Only the lines from the start of the data to the line containing "plt.rcParams['lines.scale_dashes'] = False", both included, should be output, exactly and without pictures.

* Begin *

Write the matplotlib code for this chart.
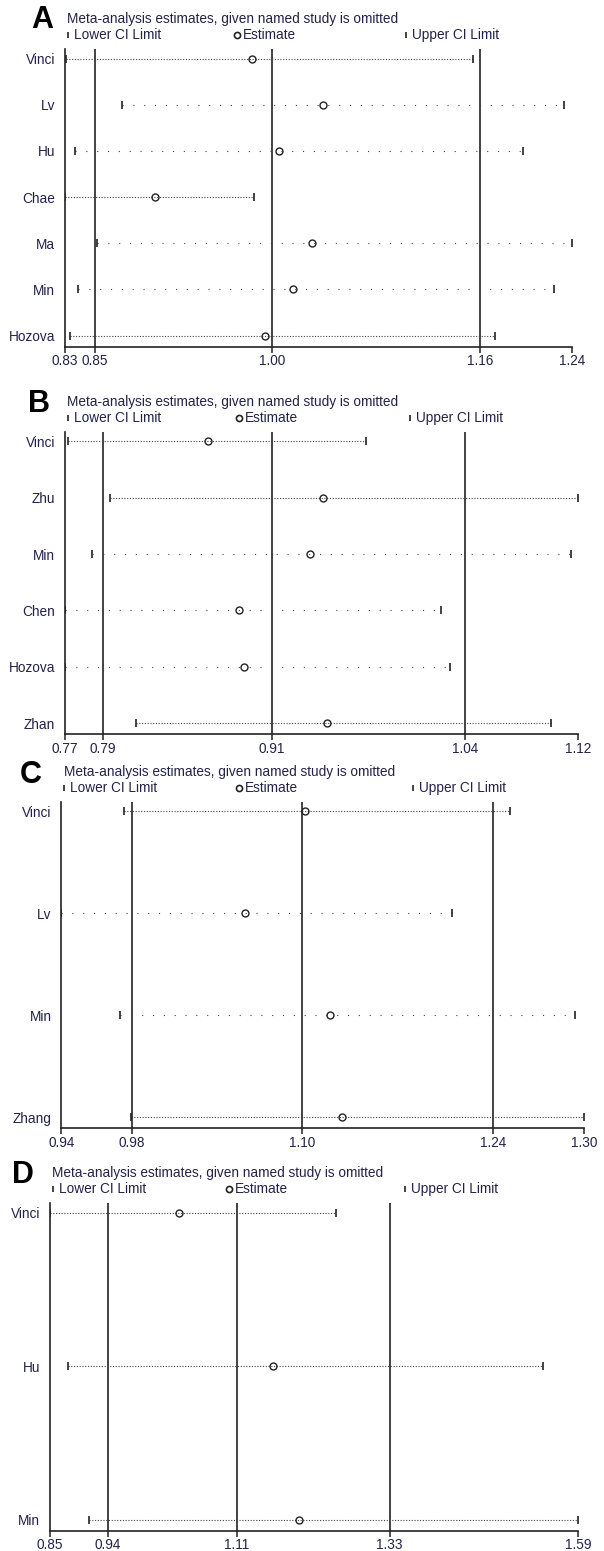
import matplotlib
matplotlib.use('Agg')
import matplotlib.pyplot as plt

plt.rcParams['font.family'] = ['Liberation Sans', 'DejaVu Sans']
plt.rcParams['lines.scale_dashes'] = False

# ---- data ----
# A
a_studies = ['Vinci', 'Lv', 'Hu', 'Chae', 'Ma', 'Min', 'Hozova']
a_lower = [0.831, 0.876, 0.838, 0.8295, 0.8555, 0.840, 0.834]
a_est = [0.980, 1.037, 1.002, 0.9025, 1.0286, 1.0131, 0.9902]
a_upper = [1.158, 1.231, 1.198, 0.982, 1.2375, 1.223, 1.175]
a_overall = [0.8536, 0.9964, 1.1633]   # lower CI, estimate, upper CI

# B
b_studies = ['Vinci', 'Zhu', 'Min', 'Chen', 'Hozova', 'Zhan']
b_lower = [0.7694, 0.7981, 0.786, 0.767, 0.7675, 0.8163]
b_est = [0.8657, 0.9443, 0.9354, 0.8868, 0.8899, 0.9469]
b_upper = [0.9736, 1.119, 1.1147, 1.0253, 1.0314, 1.1008]
b_overall = [0.7931, 0.9092, 1.0419]

# C
c_studies = ['Vinci', 'Lv', 'Min', 'Zhang']
c_lower = [0.9788, 0.9353, 0.9764, 0.9842]
c_est = [1.1054, 1.0633, 1.1229, 1.131]
c_upper = [1.2483, 1.2083, 1.2939, 1.3003]
c_overall = [0.9846, 1.1036, 1.2367]

# D
d_studies = ['Vinci', 'Hu', 'Min']
d_lower = [0.854, 0.8802, 0.909]
d_est = [1.0342, 1.1642, 1.2006]
d_upper = [1.2525, 1.5409, 1.589]
d_overall = [0.9354, 1.1145, 1.3269]

# rows whose dotted line looks sparse in the original
sparse = {'A': ['Lv', 'Hu', 'Ma', 'Min'], 'B': ['Min', 'Chen', 'Hozova'],
          'C': ['Lv', 'Min'], 'D': []}

W, H = 604, 1551
# axes box in pixels: left, right, top, bottom ; letter x, letter y
layout = {
    'A': (64.6, 572.3, 49.0, 346.7, 31, 20),
    'B': (64.6, 577.7, 431.7, 734.3, 28, 404),
    'C': (61.2, 584.2, 801.7, 1128.3, 20, 775),
    'D': (49.6, 578.0, 1203.3, 1530.7, 12, 1175),
}

panels = [
    ('A', a_studies, a_lower, a_est, a_upper, a_overall),
    ('B', b_studies, b_lower, b_est, b_upper, b_overall),
    ('C', c_studies, c_lower, c_est, c_upper, c_overall),
    ('D', d_studies, d_lower, d_est, d_upper, d_overall),
]

txt_col = '#22224a'
line_col = '#222222'
dot_col = '#444444'
fs = 9.8

fig = plt.figure(figsize=(W / 100, H / 100), dpi=100)


def fx(x):
    return x / W


def fy(y):
    return 1 - y / H


for name, studies, lo, est, up, overall in panels:
    l, r, t, b, lx, ly = layout[name]
    ax = fig.add_axes([fx(l), fy(b), fx(r) - fx(l), fy(t) - fy(b)])
    n = len(studies)
    rows = list(range(n))

    # fixed pixel padding above first and below last row
    spacing = (b - t - 20.5) / (n - 1)
    ax.set_ylim(n - 1 + 11 / spacing, -9.5 / spacing)
    xmin, xmax = min(lo), max(up)
    ax.set_xlim(xmin, xmax)

    for v in overall:
        ax.axvline(v, color=line_col, lw=1.2, zorder=1)

    for i in rows:
        ls = (0, (0.8, 7)) if studies[i] in sparse[name] else (0, (0.8, 1.2))
        ax.plot([lo[i], up[i]], [i, i], color=dot_col, lw=0.8, ls=ls, zorder=2)
        ax.plot([lo[i], up[i]], [i, i], ls='none', marker='|', ms=5.5,
                mew=1.2, color=line_col, zorder=3)
        ax.plot([est[i]], [i], ls='none', marker='o', ms=5.0, mfc='none',
                mec=line_col, mew=1.0, zorder=4)

    ticks = [xmin] + list(overall) + [xmax]
    ax.set_xticks(ticks)
    ax.set_xticklabels(['%.2f' % v for v in ticks])
    ax.set_yticks(rows)
    ax.set_yticklabels(studies)
    ax.tick_params(axis='x', direction='out', length=4, width=1.1,
                   color=line_col, labelsize=fs, labelcolor=txt_col, pad=1.5)
    ax.tick_params(axis='y', length=0, labelsize=fs, labelcolor=txt_col, pad=7)
    for s in ['top', 'right']:
        ax.spines[s].set_visible(False)
    for s in ['left', 'bottom']:
        ax.spines[s].set_color(line_col)
        ax.spines[s].set_linewidth(1.2)

    # panel letter, title, legend row
    fig.text(fx(lx), fy(ly), name, fontsize=22, fontweight='bold',
             color='black', ha='left', va='center')
    wpx = r - l
    fig.text(fx(l + 0.005 * wpx), fy(t - 30), 'Meta-analysis estimates, given named study is omitted',
             fontsize=fs, color=txt_col, ha='left', va='center')
    ly2 = t - 14
    keys = [(0.006, '|', 'Lower CI Limit'), (0.340, 'o', 'Estimate'),
            (0.673, '|', 'Upper CI Limit')]
    for frac, mk, label in keys:
        kx = l + frac * wpx
        fig.add_artist(plt.Line2D([fx(kx)], [fy(ly2)], marker=mk,
                                  ms=4.4 if mk == 'o' else 5, mfc='none',
                                  mec=line_col, mew=1.2, ls='none',
                                  transform=fig.transFigure))
        fig.text(fx(kx + 6), fy(ly2), label, fontsize=fs, color=txt_col,
                 ha='left', va='center')

fig.savefig('out.png', dpi=100)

* End *

_Exercise response_:
Write the matplotlib code for this chart.
import matplotlib
matplotlib.use('Agg')
import matplotlib.pyplot as plt

plt.rcParams['font.family'] = ['Liberation Sans', 'DejaVu Sans']
plt.rcParams['lines.scale_dashes'] = False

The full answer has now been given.